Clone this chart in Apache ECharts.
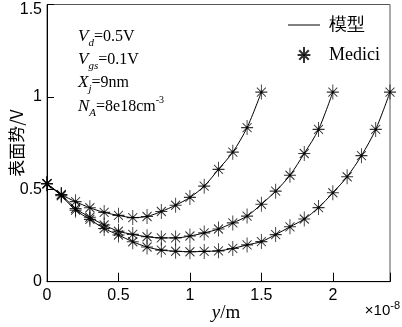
<!DOCTYPE html>
<html><head><meta charset="utf-8">
<script src="https://cdn.jsdelivr.net/npm/echarts@6/dist/echarts.min.js"></script>
<style>html,body{margin:0;padding:0;background:#fff}#c{width:402px;height:327px}</style>
</head><body><div id="c"></div>
<script>
// x positions in units of 1e-8 m
const xShort = [0,0.1,0.2,0.3,0.4,0.5,0.6,0.7,0.8,0.9,1.0,1.1,1.2,1.3,1.4,1.5];
const xMid = [0,0.1,0.2,0.3,0.4,0.5,0.6,0.7,0.8,0.9,1.0,1.1,1.2,1.3,1.4,1.5,1.6,1.7,1.8,1.9,2.0];
const xLong = [0,0.1,0.2,0.3,0.4,0.5,0.6,0.7,0.8,0.9,1.0,1.1,1.2,1.3,1.4,1.5,1.6,1.7,1.8,1.9,2.0,2.1,2.2,2.3,2.4];
// surface potential (V)
const vShort = [0.53,0.472,0.433,0.400,0.375,0.359,0.347,0.353,0.380,0.414,0.456,0.517,0.608,0.701,0.834,1.026];
const vMid = [0.53,0.470,0.396,0.349,0.307,0.273,0.256,0.243,0.237,0.237,0.247,0.264,0.285,0.318,0.355,0.419,0.490,0.576,0.694,0.824,1.026];
const vLong = [0.53,0.465,0.387,0.337,0.288,0.253,0.216,0.188,0.171,0.165,0.162,0.164,0.167,0.180,0.199,0.217,0.255,0.297,0.339,0.401,0.481,0.568,0.682,0.824,1.026];
const xTicks = ['0','0.5','1','1.5','2'];
const yTicks = ['0','0.5','1','1.5'];
const modelName = '模型';
const mediciName = 'Medici';

const pair = (xs, vs) => xs.map((x, i) => [x, vs[i]]);
const curves = [pair(xShort, vShort), pair(xMid, vMid), pair(xLong, vLong)];

const starPath = 'path://M6,0L6,15M0,7.5L12,7.5M1.5,3L10.5,12M1.5,12L10.5,3M5,6.5L7,6.5L7,8.5L5,8.5Z';
const serif = '"Liberation Serif","Times New Roman",serif';
const sans = '"Liberation Sans",Arial,sans-serif';

const series = [];
curves.forEach(d => {
  series.push({
    name: modelName, type: 'line', data: d, smooth: 0.3, symbol: 'none',
    lineStyle: {color: '#000', width: 1}, itemStyle: {color: '#000'}, z: 2
  });
});
curves.forEach(d => {
  series.push({
    name: mediciName, type: 'scatter', data: d, symbol: starPath, symbolSize: [12, 15],
    clip: false, itemStyle: {color: '#000', borderColor: '#000', borderWidth: 1}, z: 3
  });
});

const anno = (y, parts) => ({
  type: 'text', left: 78, top: y,
  style: {
    text: parts,
    font: '16px ' + serif, fill: '#000',
    rich: {
      v: {fontFamily: serif, fontSize: 17, fontStyle: 'italic', lineHeight: 20, verticalAlign: 'middle'},
      s: {fontFamily: serif, fontSize: 11, fontStyle: 'italic', lineHeight: 24, verticalAlign: 'bottom'},
      n: {fontFamily: serif, fontSize: 16, lineHeight: 20, verticalAlign: 'middle'},
      p: {fontFamily: serif, fontSize: 10, lineHeight: 20, verticalAlign: 'top'}
    }
  }
});

const chart = echarts.init(document.getElementById('c'));
chart.setOption({
  animation: false,
  backgroundColor: '#fff',
  grid: {left: 47, right: 12, top: 4.5, bottom: 45.3, containLabel: false, outerBoundsMode: 'none',
    show: true, borderColor: '#555', borderWidth: 1, backgroundColor: 'transparent'},
  legend: {
    orient: 'vertical', left: 283, top: 11, itemWidth: 32, itemHeight: 16, itemGap: 12,
    data: [
      {name: modelName, icon: 'path://M0,0L32,0L32,1L0,1Z'},
      {name: mediciName}
    ],
    textStyle: {fontFamily: serif, fontSize: 18, color: '#000', lineHeight: 16, padding: [0, 0, 0, 4]}
  },
  xAxis: {
    type: 'value', min: 0, max: 2.4, interval: 0.5,
    axisLine: {lineStyle: {color: '#000', width: 1}},
    axisTick: {inside: true, length: 9, lineStyle: {color: '#000'}},
    axisLabel: {fontFamily: sans, fontSize: 16, color: '#000', margin: 6,
      formatter: v => { const s = String(v); return xTicks.includes(s) ? s : ''; }},
    splitLine: {show: false},
    name: '{i|y}{m|/m}', nameLocation: 'middle', nameGap: 22, nameMoveOverlap: false,
    nameTextStyle: {padding: [0, 0, 0, 15], rich: {
      i: {fontFamily: serif, fontStyle: 'italic', fontSize: 19, color: '#000'},
      m: {fontFamily: serif, fontSize: 19, color: '#000'}}}
  },
  yAxis: {
    type: 'value', min: 0, max: 1.5, interval: 0.5,
    axisLine: {lineStyle: {color: '#000', width: 1}},
    axisTick: {inside: true, length: 7, lineStyle: {color: '#000'}},
    axisLabel: {fontFamily: sans, fontSize: 16, color: '#000', margin: 5,
      formatter: v => {
        const s = String(v);
        if (!yTicks.includes(s)) return '';
        return s === yTicks[yTicks.length - 1] ? '{t|' + s + '}' : s;
      },
      rich: {t: {fontFamily: sans, fontSize: 16, color: '#000', padding: [10, 0, 0, 0]}}},
    splitLine: {show: false},
    name: '表面势/V', nameLocation: 'middle', nameRotate: 90, nameGap: 22, nameMoveOverlap: false,
    nameTextStyle: {fontFamily: '"Noto Sans CJK SC",sans-serif', fontSize: 17, color: '#000'}
  },
  graphic: [
    anno(28, '{v|V}{s|d}{n|=0.5V}'),
    anno(51, '{v|V}{s|gs}{n|=0.1V}'),
    anno(74, '{v|X}{s|j}{n|=9nm}'),
    anno(95, '{v|N}{s|A}{n|=8e18cm}{p|-3}'),
    {type: 'text', right: 2, top: 300,
     style: {text: '{a|×10}{b|-8}', rich: {
       a: {fontFamily: sans, fontSize: 15, color: '#000', lineHeight: 18, verticalAlign: 'bottom'},
       b: {fontFamily: sans, fontSize: 11, color: '#000', lineHeight: 18, verticalAlign: 'top'}}}}
  ],
  series: series
});
</script></body></html>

══════════

- What is needed
Copy out each line exactly, without the pictures.

- Task answer
Clone this chart in Apache ECharts.
<!DOCTYPE html>
<html><head><meta charset="utf-8">
<script src="https://cdn.jsdelivr.net/npm/echarts@6/dist/echarts.min.js"></script>
<style>html,body{margin:0;padding:0;background:#fff}#c{width:402px;height:327px}</style>
</head><body><div id="c"></div>
<script>
// x positions in units of 1e-8 m
const xShort = [0,0.1,0.2,0.3,0.4,0.5,0.6,0.7,0.8,0.9,1.0,1.1,1.2,1.3,1.4,1.5];
const xMid = [0,0.1,0.2,0.3,0.4,0.5,0.6,0.7,0.8,0.9,1.0,1.1,1.2,1.3,1.4,1.5,1.6,1.7,1.8,1.9,2.0];
const xLong = [0,0.1,0.2,0.3,0.4,0.5,0.6,0.7,0.8,0.9,1.0,1.1,1.2,1.3,1.4,1.5,1.6,1.7,1.8,1.9,2.0,2.1,2.2,2.3,2.4];
// surface potential (V)
const vShort = [0.53,0.472,0.433,0.400,0.375,0.359,0.347,0.353,0.380,0.414,0.456,0.517,0.608,0.701,0.834,1.026];
const vMid = [0.53,0.470,0.396,0.349,0.307,0.273,0.256,0.243,0.237,0.237,0.247,0.264,0.285,0.318,0.355,0.419,0.490,0.576,0.694,0.824,1.026];
const vLong = [0.53,0.465,0.387,0.337,0.288,0.253,0.216,0.188,0.171,0.165,0.162,0.164,0.167,0.180,0.199,0.217,0.255,0.297,0.339,0.401,0.481,0.568,0.682,0.824,1.026];
const xTicks = ['0','0.5','1','1.5','2'];
const yTicks = ['0','0.5','1','1.5'];
const modelName = '模型';
const mediciName = 'Medici';

const pair = (xs, vs) => xs.map((x, i) => [x, vs[i]]);
const curves = [pair(xShort, vShort), pair(xMid, vMid), pair(xLong, vLong)];

const starPath = 'path://M6,0L6,15M0,7.5L12,7.5M1.5,3L10.5,12M1.5,12L10.5,3M5,6.5L7,6.5L7,8.5L5,8.5Z';
const serif = '"Liberation Serif","Times New Roman",serif';
const sans = '"Liberation Sans",Arial,sans-serif';

const series = [];
curves.forEach(d => {
  series.push({
    name: modelName, type: 'line', data: d, smooth: 0.3, symbol: 'none',
    lineStyle: {color: '#000', width: 1}, itemStyle: {color: '#000'}, z: 2
  });
});
curves.forEach(d => {
  series.push({
    name: mediciName, type: 'scatter', data: d, symbol: starPath, symbolSize: [12, 15],
    clip: false, itemStyle: {color: '#000', borderColor: '#000', borderWidth: 1}, z: 3
  });
});

const anno = (y, parts) => ({
  type: 'text', left: 78, top: y,
  style: {
    text: parts,
    font: '16px ' + serif, fill: '#000',
    rich: {
      v: {fontFamily: serif, fontSize: 17, fontStyle: 'italic', lineHeight: 20, verticalAlign: 'middle'},
      s: {fontFamily: serif, fontSize: 11, fontStyle: 'italic', lineHeight: 24, verticalAlign: 'bottom'},
      n: {fontFamily: serif, fontSize: 16, lineHeight: 20, verticalAlign: 'middle'},
      p: {fontFamily: serif, fontSize: 10, lineHeight: 20, verticalAlign: 'top'}
    }
  }
});

const chart = echarts.init(document.getElementById('c'));
chart.setOption({
  animation: false,
  backgroundColor: '#fff',
  grid: {left: 47, right: 12, top: 4.5, bottom: 45.3, containLabel: false, outerBoundsMode: 'none',
    show: true, borderColor: '#555', borderWidth: 1, backgroundColor: 'transparent'},
  legend: {
    orient: 'vertical', left: 283, top: 11, itemWidth: 32, itemHeight: 16, itemGap: 12,
    data: [
      {name: modelName, icon: 'path://M0,0L32,0L32,1L0,1Z'},
      {name: mediciName}
    ],
    textStyle: {fontFamily: serif, fontSize: 18, color: '#000', lineHeight: 16, padding: [0, 0, 0, 4]}
  },
  xAxis: {
    type: 'value', min: 0, max: 2.4, interval: 0.5,
    axisLine: {lineStyle: {color: '#000', width: 1}},
    axisTick: {inside: true, length: 9, lineStyle: {color: '#000'}},
    axisLabel: {fontFamily: sans, fontSize: 16, color: '#000', margin: 6,
      formatter: v => { const s = String(v); return xTicks.includes(s) ? s : ''; }},
    splitLine: {show: false},
    name: '{i|y}{m|/m}', nameLocation: 'middle', nameGap: 22, nameMoveOverlap: false,
    nameTextStyle: {padding: [0, 0, 0, 15], rich: {
      i: {fontFamily: serif, fontStyle: 'italic', fontSize: 19, color: '#000'},
      m: {fontFamily: serif, fontSize: 19, color: '#000'}}}
  },
  yAxis: {
    type: 'value', min: 0, max: 1.5, interval: 0.5,
    axisLine: {lineStyle: {color: '#000', width: 1}},
    axisTick: {inside: true, length: 7, lineStyle: {color: '#000'}},
    axisLabel: {fontFamily: sans, fontSize: 16, color: '#000', margin: 5,
      formatter: v => {
        const s = String(v);
        if (!yTicks.includes(s)) return '';
        return s === yTicks[yTicks.length - 1] ? '{t|' + s + '}' : s;
      },
      rich: {t: {fontFamily: sans, fontSize: 16, color: '#000', padding: [10, 0, 0, 0]}}},
    splitLine: {show: false},
    name: '表面势/V', nameLocation: 'middle', nameRotate: 90, nameGap: 22, nameMoveOverlap: false,
    nameTextStyle: {fontFamily: '"Noto Sans CJK SC",sans-serif', fontSize: 17, color: '#000'}
  },
  graphic: [
    anno(28, '{v|V}{s|d}{n|=0.5V}'),
    anno(51, '{v|V}{s|gs}{n|=0.1V}'),
    anno(74, '{v|X}{s|j}{n|=9nm}'),
    anno(95, '{v|N}{s|A}{n|=8e18cm}{p|-3}'),
    {type: 'text', right: 2, top: 300,
     style: {text: '{a|×10}{b|-8}', rich: {
       a: {fontFamily: sans, fontSize: 15, color: '#000', lineHeight: 18, verticalAlign: 'bottom'},
       b: {fontFamily: sans, fontSize: 11, color: '#000', lineHeight: 18, verticalAlign: 'top'}}}}
  ],
  series: series
});
</script></body></html>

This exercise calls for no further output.